Start Recorded data

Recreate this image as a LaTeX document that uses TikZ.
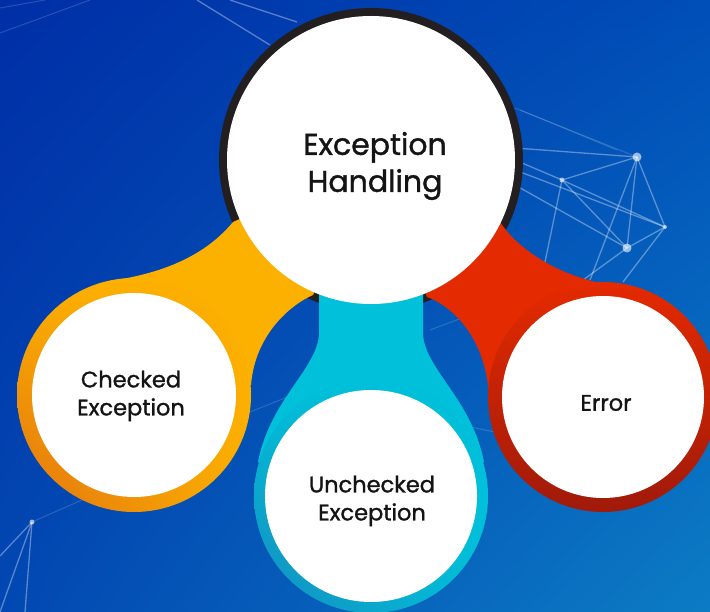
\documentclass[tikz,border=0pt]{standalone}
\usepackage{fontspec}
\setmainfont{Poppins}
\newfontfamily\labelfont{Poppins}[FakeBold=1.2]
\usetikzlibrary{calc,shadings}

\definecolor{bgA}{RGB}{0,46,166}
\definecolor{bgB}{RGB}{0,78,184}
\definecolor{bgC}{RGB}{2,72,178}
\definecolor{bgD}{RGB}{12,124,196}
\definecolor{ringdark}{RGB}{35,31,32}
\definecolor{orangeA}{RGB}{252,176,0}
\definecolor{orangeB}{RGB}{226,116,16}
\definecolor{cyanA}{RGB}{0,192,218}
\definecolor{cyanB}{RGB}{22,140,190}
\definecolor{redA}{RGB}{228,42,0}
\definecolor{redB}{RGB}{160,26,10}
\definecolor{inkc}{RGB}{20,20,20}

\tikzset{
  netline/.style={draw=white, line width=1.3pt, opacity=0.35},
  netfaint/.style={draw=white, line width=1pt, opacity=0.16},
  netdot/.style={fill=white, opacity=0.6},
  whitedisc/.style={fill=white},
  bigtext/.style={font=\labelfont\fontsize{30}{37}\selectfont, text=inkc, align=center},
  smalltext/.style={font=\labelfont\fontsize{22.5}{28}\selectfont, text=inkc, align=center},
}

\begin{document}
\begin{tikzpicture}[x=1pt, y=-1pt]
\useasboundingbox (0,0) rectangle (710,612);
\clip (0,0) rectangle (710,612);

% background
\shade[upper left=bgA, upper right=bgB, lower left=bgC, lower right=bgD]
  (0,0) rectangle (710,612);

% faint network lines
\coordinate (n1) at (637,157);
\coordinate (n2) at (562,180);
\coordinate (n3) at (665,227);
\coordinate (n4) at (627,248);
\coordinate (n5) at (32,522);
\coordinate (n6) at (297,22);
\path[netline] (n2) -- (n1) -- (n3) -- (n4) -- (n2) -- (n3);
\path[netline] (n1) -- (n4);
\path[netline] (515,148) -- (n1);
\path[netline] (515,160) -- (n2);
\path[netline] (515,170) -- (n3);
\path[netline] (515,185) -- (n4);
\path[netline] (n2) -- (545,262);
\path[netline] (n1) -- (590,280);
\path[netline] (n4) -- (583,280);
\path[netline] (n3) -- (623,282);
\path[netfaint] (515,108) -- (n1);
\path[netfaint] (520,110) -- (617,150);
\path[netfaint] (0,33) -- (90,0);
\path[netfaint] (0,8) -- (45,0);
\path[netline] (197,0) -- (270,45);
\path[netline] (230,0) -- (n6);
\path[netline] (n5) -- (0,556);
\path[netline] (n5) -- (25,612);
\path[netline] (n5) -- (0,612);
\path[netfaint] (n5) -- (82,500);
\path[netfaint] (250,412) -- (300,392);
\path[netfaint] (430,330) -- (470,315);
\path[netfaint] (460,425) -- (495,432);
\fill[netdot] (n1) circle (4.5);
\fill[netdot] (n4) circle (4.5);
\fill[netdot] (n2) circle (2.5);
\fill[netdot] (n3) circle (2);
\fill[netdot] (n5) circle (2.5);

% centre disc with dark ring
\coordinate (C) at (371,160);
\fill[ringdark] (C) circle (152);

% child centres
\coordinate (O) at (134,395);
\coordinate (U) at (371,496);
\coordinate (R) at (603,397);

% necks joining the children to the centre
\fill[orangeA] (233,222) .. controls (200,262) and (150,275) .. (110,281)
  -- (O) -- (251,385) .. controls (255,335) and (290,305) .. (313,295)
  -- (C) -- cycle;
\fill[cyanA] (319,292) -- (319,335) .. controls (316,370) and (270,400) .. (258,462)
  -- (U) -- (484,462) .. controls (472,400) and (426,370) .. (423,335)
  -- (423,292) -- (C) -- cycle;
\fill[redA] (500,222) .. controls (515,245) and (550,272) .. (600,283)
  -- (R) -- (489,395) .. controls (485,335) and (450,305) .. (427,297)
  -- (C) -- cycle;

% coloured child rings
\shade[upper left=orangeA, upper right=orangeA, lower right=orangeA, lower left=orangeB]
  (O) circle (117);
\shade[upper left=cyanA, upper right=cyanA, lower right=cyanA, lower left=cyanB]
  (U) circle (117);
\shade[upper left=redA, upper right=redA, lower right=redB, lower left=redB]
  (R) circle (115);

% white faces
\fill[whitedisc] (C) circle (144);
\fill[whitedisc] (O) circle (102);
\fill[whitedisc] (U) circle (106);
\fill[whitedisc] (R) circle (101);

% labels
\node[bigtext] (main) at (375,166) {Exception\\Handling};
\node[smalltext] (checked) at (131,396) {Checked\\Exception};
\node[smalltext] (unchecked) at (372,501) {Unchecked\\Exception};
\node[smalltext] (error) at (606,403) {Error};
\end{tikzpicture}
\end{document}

End Recorded data

> Exercise description: Quote the listing above in full, except for the pictures.

> Correct output:
Recreate this image as a LaTeX document that uses TikZ.
\documentclass[tikz,border=0pt]{standalone}
\usepackage{fontspec}
\setmainfont{Poppins}
\newfontfamily\labelfont{Poppins}[FakeBold=1.2]
\usetikzlibrary{calc,shadings}

\definecolor{bgA}{RGB}{0,46,166}
\definecolor{bgB}{RGB}{0,78,184}
\definecolor{bgC}{RGB}{2,72,178}
\definecolor{bgD}{RGB}{12,124,196}
\definecolor{ringdark}{RGB}{35,31,32}
\definecolor{orangeA}{RGB}{252,176,0}
\definecolor{orangeB}{RGB}{226,116,16}
\definecolor{cyanA}{RGB}{0,192,218}
\definecolor{cyanB}{RGB}{22,140,190}
\definecolor{redA}{RGB}{228,42,0}
\definecolor{redB}{RGB}{160,26,10}
\definecolor{inkc}{RGB}{20,20,20}

\tikzset{
  netline/.style={draw=white, line width=1.3pt, opacity=0.35},
  netfaint/.style={draw=white, line width=1pt, opacity=0.16},
  netdot/.style={fill=white, opacity=0.6},
  whitedisc/.style={fill=white},
  bigtext/.style={font=\labelfont\fontsize{30}{37}\selectfont, text=inkc, align=center},
  smalltext/.style={font=\labelfont\fontsize{22.5}{28}\selectfont, text=inkc, align=center},
}

\begin{document}
\begin{tikzpicture}[x=1pt, y=-1pt]
\useasboundingbox (0,0) rectangle (710,612);
\clip (0,0) rectangle (710,612);

% background
\shade[upper left=bgA, upper right=bgB, lower left=bgC, lower right=bgD]
  (0,0) rectangle (710,612);

% faint network lines
\coordinate (n1) at (637,157);
\coordinate (n2) at (562,180);
\coordinate (n3) at (665,227);
\coordinate (n4) at (627,248);
\coordinate (n5) at (32,522);
\coordinate (n6) at (297,22);
\path[netline] (n2) -- (n1) -- (n3) -- (n4) -- (n2) -- (n3);
\path[netline] (n1) -- (n4);
\path[netline] (515,148) -- (n1);
\path[netline] (515,160) -- (n2);
\path[netline] (515,170) -- (n3);
\path[netline] (515,185) -- (n4);
\path[netline] (n2) -- (545,262);
\path[netline] (n1) -- (590,280);
\path[netline] (n4) -- (583,280);
\path[netline] (n3) -- (623,282);
\path[netfaint] (515,108) -- (n1);
\path[netfaint] (520,110) -- (617,150);
\path[netfaint] (0,33) -- (90,0);
\path[netfaint] (0,8) -- (45,0);
\path[netline] (197,0) -- (270,45);
\path[netline] (230,0) -- (n6);
\path[netline] (n5) -- (0,556);
\path[netline] (n5) -- (25,612);
\path[netline] (n5) -- (0,612);
\path[netfaint] (n5) -- (82,500);
\path[netfaint] (250,412) -- (300,392);
\path[netfaint] (430,330) -- (470,315);
\path[netfaint] (460,425) -- (495,432);
\fill[netdot] (n1) circle (4.5);
\fill[netdot] (n4) circle (4.5);
\fill[netdot] (n2) circle (2.5);
\fill[netdot] (n3) circle (2);
\fill[netdot] (n5) circle (2.5);

% centre disc with dark ring
\coordinate (C) at (371,160);
\fill[ringdark] (C) circle (152);

% child centres
\coordinate (O) at (134,395);
\coordinate (U) at (371,496);
\coordinate (R) at (603,397);

% necks joining the children to the centre
\fill[orangeA] (233,222) .. controls (200,262) and (150,275) .. (110,281)
  -- (O) -- (251,385) .. controls (255,335) and (290,305) .. (313,295)
  -- (C) -- cycle;
\fill[cyanA] (319,292) -- (319,335) .. controls (316,370) and (270,400) .. (258,462)
  -- (U) -- (484,462) .. controls (472,400) and (426,370) .. (423,335)
  -- (423,292) -- (C) -- cycle;
\fill[redA] (500,222) .. controls (515,245) and (550,272) .. (600,283)
  -- (R) -- (489,395) .. controls (485,335) and (450,305) .. (427,297)
  -- (C) -- cycle;

% coloured child rings
\shade[upper left=orangeA, upper right=orangeA, lower right=orangeA, lower left=orangeB]
  (O) circle (117);
\shade[upper left=cyanA, upper right=cyanA, lower right=cyanA, lower left=cyanB]
  (U) circle (117);
\shade[upper left=redA, upper right=redA, lower right=redB, lower left=redB]
  (R) circle (115);

% white faces
\fill[whitedisc] (C) circle (144);
\fill[whitedisc] (O) circle (102);
\fill[whitedisc] (U) circle (106);
\fill[whitedisc] (R) circle (101);

% labels
\node[bigtext] (main) at (375,166) {Exception\\Handling};
\node[smalltext] (checked) at (131,396) {Checked\\Exception};
\node[smalltext] (unchecked) at (372,501) {Unchecked\\Exception};
\node[smalltext] (error) at (606,403) {Error};
\end{tikzpicture}
\end{document}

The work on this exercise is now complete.